Roger Beahm, executive director of the Center for Retail Innovation at Wake Forest School of Business, said “it is interesting the merging companies have chosen a ‘connotative’ brand name over other approaches that could have been taken.”

“They could have gone with an even more descriptive name, such as Bank of America, or perhaps an invented name that has no meaning.

“But selecting a name that has a positive connotation ... allows the new brand name to work harder from the beginning and still be ownable and unique from the start,” Beahm said.

Beahm said developing a quality name requires a “combination of art and science, unbridled creativity, combined with disciplined process.”

“While many people may not be as familiar with it (Truist) from everyday language, it clearly communicates an idea that most people would find desirable, particularly in a financial institution.”

Beahm said it is “an enormously arduous task coming up with a brand name that everyone feels good about. Brand names almost always require getting used to.”

“So over time, if nothing negative emerges from the research and people grow to like a particular name, it usually ‘sticks’ internally.

“The same process of acclimation must then occur at the consumer level for it to gain traction and build equity,” Beahm said.

Tony Plath, a retired finance professor at UNC Charlotte, said the brand reminded him more of a “lemon-lime soda” than a bank.

“It does cover some of the bases that I know are associated with the rules of branding — it’s short, it’s easy to pronounce, it’s memorable, etc. — but it’s not exactly what I was hoping for here.”

Plath said that Truist may appeal to millennials and young adults from a digital perspective.

Arnold Danielson, chairman of financial-services firm Danielson & Associates, said his “first instinct is that it’s not that powerful.”

What’s the value of a corporate name?

The signage changes will take not affect just the bank’s branches and online presence.

They also affect multiple sports venues, such as SunTrust Park in Atlanta, BB&T Field in Winston-Salem, BB&T Ballpark in Winston-Salem and Charlotte, and BB&T Point in High Point.

According to the 2019 ranking of the Brand Finance U.S. 500 corporations, BB&T was ranked No. 193 with a value of $4.33 billion. It was ranked ninth among banks and 11th among financial services companies. SunTrust was ranked No. 237 with a value of $3.52 billion.

BB&T — short for Branch Banking and Trust — has had basically the same name and brand since its founding in Wilson in 1872. It was founded by Alpheus Branch and Thomas Jefferson Hadley.

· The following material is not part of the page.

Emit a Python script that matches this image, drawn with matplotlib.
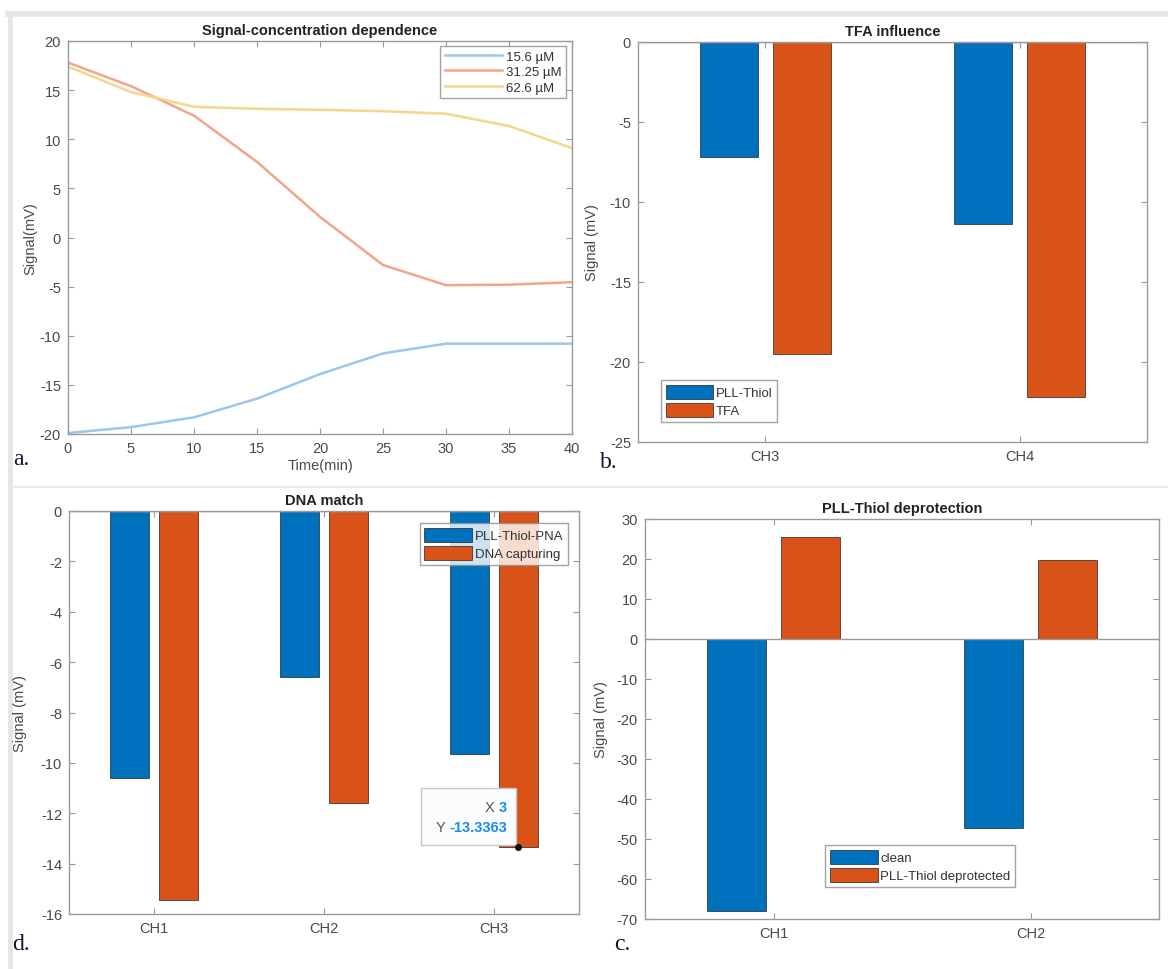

SunTrust took its name from the 1985 merger of Trust Co. of Georgia (founded in 1891) and SunBanks, based in Florida.

The banks’ top executives acknowledged that the name of the combined bank is a pivotal decision, along with who would run the bank and where it would be based.

In two of the decisions, they opted to start fresh by creating a headquarters in Charlotte that results in BB&T departing Winston-Salem and SunTrust leaving Atlanta.

The banks said both moves represented ways they could show to employees, analysts, investors and customers how true a merger of equals they were putting together.

“That was very intentional, as we want the building of the brand to be part of that process where we build unity and come together as a company,” William Rogers Jr., SunTrust’s chairman and chief executive, said in February.

“So, while we honor and respect our past, absolutely, we elected to create a new brand that reflects our future as the premier financial institution,” Rogers said.

Still time to change?

Lee Burrows, chief executive of Banks Street Partners of Atlanta, said that “all new names are startling at first.”

“Wachovia became a household banking name. Most customers probably never thought about the Wachovia derivation, other than folks from Winston Salem.

“Chemical Bank became also became a household name, though I have always found Chemical to be an odd bank name. The same was true for Centura and Synovus.”

Burrows said the banks could choose to go in a different direction if Truist doesn’t resonate, especially since they have not rolled out signage, logo, color and ticker symbol.

“There are always names that get scrapped, like Avantor, the chosen name for C&S/Sovran, that never made it onto a sign,” Burrows said.